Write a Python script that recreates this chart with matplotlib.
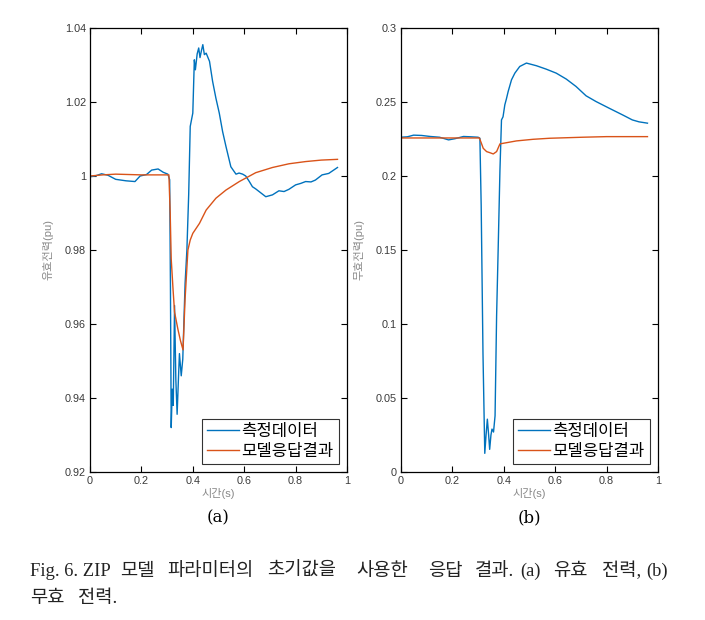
import numpy as np
import matplotlib
matplotlib.use('Agg')
import matplotlib.pyplot as plt

plt.rcParams['font.family'] = ['Liberation Sans', 'Noto Sans CJK KR']

# (a) active power
t_p_meas = [0.0, 0.02, 0.045, 0.07, 0.10, 0.14, 0.175, 0.195, 0.22, 0.24, 0.265, 0.285, 0.303,
            0.31, 0.313, 0.316, 0.320, 0.324, 0.329, 0.334, 0.339, 0.344, 0.348, 0.355, 0.361,
            0.366, 0.370, 0.377, 0.384, 0.39, 0.40, 0.406, 0.41, 0.417, 0.423, 0.428, 0.434,
            0.439, 0.445, 0.452, 0.465, 0.477, 0.49, 0.503, 0.516, 0.529, 0.548, 0.568, 0.58,
            0.594, 0.606, 0.62, 0.632, 0.645, 0.658, 0.684, 0.71, 0.735, 0.755, 0.774, 0.8,
            0.82, 0.839, 0.86, 0.877, 0.903, 0.929, 0.963]
p_meas = [0.9998, 1.0000, 1.0006, 1.0002, 0.9991, 0.9987, 0.9985, 1.0000, 1.0004, 1.0016, 1.0019,
          1.0010, 1.0005, 0.9990, 0.970, 0.932, 0.9424, 0.938, 0.965, 0.945, 0.9356, 0.945, 0.952,
          0.946, 0.9505, 0.962, 0.971, 0.980, 0.995, 1.0134, 1.017, 1.0314, 1.0287, 1.0330,
          1.0346, 1.032, 1.0340, 1.0355, 1.0328, 1.0332, 1.031, 1.0256, 1.021, 1.017, 1.012,
          1.008, 1.0025, 1.0005, 1.0008, 1.0005, 1.000, 0.9985, 0.9971, 0.9965, 0.9958, 0.9944,
          0.9949, 0.996, 0.9958, 0.9964, 0.9976, 0.9980, 0.9985, 0.9984, 0.9989, 1.0003, 1.0007,
          1.0023]
t_p_model = [0, 0.05, 0.1, 0.2, 0.307, 0.312, 0.316, 0.323, 0.329, 0.342, 0.352, 0.362, 0.37,
             0.381, 0.39, 0.40, 0.426, 0.452, 0.49, 0.529, 0.581, 0.645, 0.71, 0.774, 0.839,
             0.9, 0.963]
p_model = [1.0, 1.0003, 1.0005, 1.0003, 1.0003, 0.99, 0.9776, 0.9695, 0.9632, 0.9586, 0.9555,
           0.953, 0.9668, 0.98, 0.9827, 0.9845, 0.9872, 0.9908, 0.994, 0.9962, 0.9985, 1.0009,
           1.0023, 1.0033, 1.0039, 1.0043, 1.0045]

# (b) reactive power
t_q_meas = [0, 0.025, 0.049, 0.08, 0.114, 0.15, 0.185, 0.21, 0.243, 0.27, 0.30, 0.307, 0.312,
            0.319, 0.326, 0.331, 0.336, 0.341, 0.345, 0.350, 0.354, 0.36, 0.366, 0.372, 0.378,
            0.385, 0.391, 0.397, 0.404, 0.41, 0.417, 0.43, 0.443, 0.462, 0.488, 0.527, 0.565,
            0.604, 0.643, 0.681, 0.72, 0.759, 0.81, 0.862, 0.90, 0.926, 0.959]
q_meas = [0.2262, 0.2265, 0.2276, 0.2274, 0.2267, 0.2262, 0.2244, 0.2252, 0.2267, 0.2265, 0.2262,
          0.2255, 0.180, 0.08, 0.0126, 0.025, 0.0357, 0.025, 0.0153, 0.025, 0.029, 0.027, 0.038,
          0.1056, 0.15, 0.204, 0.2379, 0.240, 0.2481, 0.252, 0.2571, 0.265, 0.2695, 0.274,
          0.2763, 0.2745, 0.2722, 0.2695, 0.2655, 0.2605, 0.2542, 0.2503, 0.2458, 0.2413,
          0.2379, 0.2366, 0.2357]
t_q_model = [0, 0.305, 0.312, 0.32, 0.333, 0.345, 0.359, 0.372, 0.385, 0.449, 0.514, 0.578,
             0.707, 0.8, 0.959]
q_model = [0.2257, 0.2257, 0.2225, 0.2187, 0.2165, 0.2158, 0.2149, 0.2165, 0.2217, 0.2237,
           0.2248, 0.2255, 0.2262, 0.2266, 0.2266]

labels = ['측정데이터', '모델응답결과']
blue = '#0072BD'
orange = '#D95319'

# caption words: (text, left x in px, line)
caption = [('Fig. 6. ZIP', 30, 0), ('모델', 120, 0),
           ('파라미터의', 167, 0), ('초기값을', 267, 0), ('사용한', 356, 0), ('응답', 428, 0),
           ('결과.', 475, 0), ('(a)', 520, 0), ('유효', 553, 0), ('전력,', 602, 0),
           ('(b)', 646, 0), ('무효', 30, 1), ('전력.', 78, 1)]

W, H = 705, 620
fig = plt.figure(figsize=(7.05, 6.2), dpi=100)
ax1 = fig.add_axes([90 / W, 1 - 472 / H, 257 / W, 444 / H])
ax2 = fig.add_axes([401 / W, 1 - 472 / H, 257 / W, 444 / H])


def style(ax, ylim, yticks, ylabels, ylab, tag):
    ax.set_xlim(0, 1)
    ax.set_ylim(*ylim)
    ax.set_xticks([0, 0.2, 0.4, 0.6, 0.8, 1])
    ax.set_xticklabels(['0', '0.2', '0.4', '0.6', '0.8', '1'])
    ax.set_yticks(yticks)
    ax.set_yticklabels(ylabels)
    ax.tick_params(direction='in', top=True, right=True, length=4, width=0.8,
                   labelsize=7.8, labelcolor='#3a3a3a', pad=3)
    for s in ax.spines.values():
        s.set_linewidth(0.9)
    ax.set_xlabel('시간(s)', fontsize=8, color='#888888', labelpad=1)
    ax.set_ylabel(ylab, fontsize=8, color='#888888', labelpad=8)
    leg = ax.legend(labels, loc='lower right', fontsize=12, frameon=True, fancybox=False,
                    edgecolor='black', handlelength=1.9, borderpad=0.3, labelspacing=0.3,
                    handletextpad=0.15, borderaxespad=0.5)
    leg.get_frame().set_linewidth(0.8)
    ax.text(0.5, -0.085, tag, transform=ax.transAxes, ha='center', va='top',
            fontsize=12, family=['DejaVu Serif'])


ax1.plot(t_p_meas, p_meas, color=blue, lw=1.0)
ax1.plot(t_p_model, p_model, color=orange, lw=1.0)
style(ax1, (0.92, 1.04), [0.92, 0.94, 0.96, 0.98, 1.0, 1.02, 1.04],
      ['0.92', '0.94', '0.96', '0.98', '1', '1.02', '1.04'], '유효전력(pu)', '(a)')

ax2.plot(t_q_meas, q_meas, color=blue, lw=1.0)
ax2.plot(t_q_model, q_model, color=orange, lw=1.0)
style(ax2, (0, 0.3), [0, 0.05, 0.1, 0.15, 0.2, 0.25, 0.3],
      ['0', '0.05', '0.1', '0.15', '0.2', '0.25', '0.3'], '무효전력(pu)', '(b)')

baselines = [576, 603]
for word, x, line in caption:
    latin = all(ord(c) < 128 for c in word)
    fig.text(x / W, 1 - baselines[line] / H, word, ha='left', va='baseline',
             fontsize=13.3 if latin else 13.5, color='#222222',
             family=['Liberation Serif', 'Noto Sans CJK KR'])

fig.savefig('out.png', dpi=100)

◆ **What you have to do**:
Transcribe the listing above verbatim. Omit the pictures.

◆ **The response**:
Write a Python script that recreates this chart with matplotlib.
import numpy as np
import matplotlib
matplotlib.use('Agg')
import matplotlib.pyplot as plt

plt.rcParams['font.family'] = ['Liberation Sans', 'Noto Sans CJK KR']

# (a) active power
t_p_meas = [0.0, 0.02, 0.045, 0.07, 0.10, 0.14, 0.175, 0.195, 0.22, 0.24, 0.265, 0.285, 0.303,
            0.31, 0.313, 0.316, 0.320, 0.324, 0.329, 0.334, 0.339, 0.344, 0.348, 0.355, 0.361,
            0.366, 0.370, 0.377, 0.384, 0.39, 0.40, 0.406, 0.41, 0.417, 0.423, 0.428, 0.434,
            0.439, 0.445, 0.452, 0.465, 0.477, 0.49, 0.503, 0.516, 0.529, 0.548, 0.568, 0.58,
            0.594, 0.606, 0.62, 0.632, 0.645, 0.658, 0.684, 0.71, 0.735, 0.755, 0.774, 0.8,
            0.82, 0.839, 0.86, 0.877, 0.903, 0.929, 0.963]
p_meas = [0.9998, 1.0000, 1.0006, 1.0002, 0.9991, 0.9987, 0.9985, 1.0000, 1.0004, 1.0016, 1.0019,
          1.0010, 1.0005, 0.9990, 0.970, 0.932, 0.9424, 0.938, 0.965, 0.945, 0.9356, 0.945, 0.952,
          0.946, 0.9505, 0.962, 0.971, 0.980, 0.995, 1.0134, 1.017, 1.0314, 1.0287, 1.0330,
          1.0346, 1.032, 1.0340, 1.0355, 1.0328, 1.0332, 1.031, 1.0256, 1.021, 1.017, 1.012,
          1.008, 1.0025, 1.0005, 1.0008, 1.0005, 1.000, 0.9985, 0.9971, 0.9965, 0.9958, 0.9944,
          0.9949, 0.996, 0.9958, 0.9964, 0.9976, 0.9980, 0.9985, 0.9984, 0.9989, 1.0003, 1.0007,
          1.0023]
t_p_model = [0, 0.05, 0.1, 0.2, 0.307, 0.312, 0.316, 0.323, 0.329, 0.342, 0.352, 0.362, 0.37,
             0.381, 0.39, 0.40, 0.426, 0.452, 0.49, 0.529, 0.581, 0.645, 0.71, 0.774, 0.839,
             0.9, 0.963]
p_model = [1.0, 1.0003, 1.0005, 1.0003, 1.0003, 0.99, 0.9776, 0.9695, 0.9632, 0.9586, 0.9555,
           0.953, 0.9668, 0.98, 0.9827, 0.9845, 0.9872, 0.9908, 0.994, 0.9962, 0.9985, 1.0009,
           1.0023, 1.0033, 1.0039, 1.0043, 1.0045]

# (b) reactive power
t_q_meas = [0, 0.025, 0.049, 0.08, 0.114, 0.15, 0.185, 0.21, 0.243, 0.27, 0.30, 0.307, 0.312,
            0.319, 0.326, 0.331, 0.336, 0.341, 0.345, 0.350, 0.354, 0.36, 0.366, 0.372, 0.378,
            0.385, 0.391, 0.397, 0.404, 0.41, 0.417, 0.43, 0.443, 0.462, 0.488, 0.527, 0.565,
            0.604, 0.643, 0.681, 0.72, 0.759, 0.81, 0.862, 0.90, 0.926, 0.959]
q_meas = [0.2262, 0.2265, 0.2276, 0.2274, 0.2267, 0.2262, 0.2244, 0.2252, 0.2267, 0.2265, 0.2262,
          0.2255, 0.180, 0.08, 0.0126, 0.025, 0.0357, 0.025, 0.0153, 0.025, 0.029, 0.027, 0.038,
          0.1056, 0.15, 0.204, 0.2379, 0.240, 0.2481, 0.252, 0.2571, 0.265, 0.2695, 0.274,
          0.2763, 0.2745, 0.2722, 0.2695, 0.2655, 0.2605, 0.2542, 0.2503, 0.2458, 0.2413,
          0.2379, 0.2366, 0.2357]
t_q_model = [0, 0.305, 0.312, 0.32, 0.333, 0.345, 0.359, 0.372, 0.385, 0.449, 0.514, 0.578,
             0.707, 0.8, 0.959]
q_model = [0.2257, 0.2257, 0.2225, 0.2187, 0.2165, 0.2158, 0.2149, 0.2165, 0.2217, 0.2237,
           0.2248, 0.2255, 0.2262, 0.2266, 0.2266]

labels = ['측정데이터', '모델응답결과']
blue = '#0072BD'
orange = '#D95319'

# caption words: (text, left x in px, line)
caption = [('Fig. 6. ZIP', 30, 0), ('모델', 120, 0),
           ('파라미터의', 167, 0), ('초기값을', 267, 0), ('사용한', 356, 0), ('응답', 428, 0),
           ('결과.', 475, 0), ('(a)', 520, 0), ('유효', 553, 0), ('전력,', 602, 0),
           ('(b)', 646, 0), ('무효', 30, 1), ('전력.', 78, 1)]

W, H = 705, 620
fig = plt.figure(figsize=(7.05, 6.2), dpi=100)
ax1 = fig.add_axes([90 / W, 1 - 472 / H, 257 / W, 444 / H])
ax2 = fig.add_axes([401 / W, 1 - 472 / H, 257 / W, 444 / H])


def style(ax, ylim, yticks, ylabels, ylab, tag):
    ax.set_xlim(0, 1)
    ax.set_ylim(*ylim)
    ax.set_xticks([0, 0.2, 0.4, 0.6, 0.8, 1])
    ax.set_xticklabels(['0', '0.2', '0.4', '0.6', '0.8', '1'])
    ax.set_yticks(yticks)
    ax.set_yticklabels(ylabels)
    ax.tick_params(direction='in', top=True, right=True, length=4, width=0.8,
                   labelsize=7.8, labelcolor='#3a3a3a', pad=3)
    for s in ax.spines.values():
        s.set_linewidth(0.9)
    ax.set_xlabel('시간(s)', fontsize=8, color='#888888', labelpad=1)
    ax.set_ylabel(ylab, fontsize=8, color='#888888', labelpad=8)
    leg = ax.legend(labels, loc='lower right', fontsize=12, frameon=True, fancybox=False,
                    edgecolor='black', handlelength=1.9, borderpad=0.3, labelspacing=0.3,
                    handletextpad=0.15, borderaxespad=0.5)
    leg.get_frame().set_linewidth(0.8)
    ax.text(0.5, -0.085, tag, transform=ax.transAxes, ha='center', va='top',
            fontsize=12, family=['DejaVu Serif'])


ax1.plot(t_p_meas, p_meas, color=blue, lw=1.0)
ax1.plot(t_p_model, p_model, color=orange, lw=1.0)
style(ax1, (0.92, 1.04), [0.92, 0.94, 0.96, 0.98, 1.0, 1.02, 1.04],
      ['0.92', '0.94', '0.96', '0.98', '1', '1.02', '1.04'], '유효전력(pu)', '(a)')

ax2.plot(t_q_meas, q_meas, color=blue, lw=1.0)
ax2.plot(t_q_model, q_model, color=orange, lw=1.0)
style(ax2, (0, 0.3), [0, 0.05, 0.1, 0.15, 0.2, 0.25, 0.3],
      ['0', '0.05', '0.1', '0.15', '0.2', '0.25', '0.3'], '무효전력(pu)', '(b)')

baselines = [576, 603]
for word, x, line in caption:
    latin = all(ord(c) < 128 for c in word)
    fig.text(x / W, 1 - baselines[line] / H, word, ha='left', va='baseline',
             fontsize=13.3 if latin else 13.5, color='#222222',
             family=['Liberation Serif', 'Noto Sans CJK KR'])

fig.savefig('out.png', dpi=100)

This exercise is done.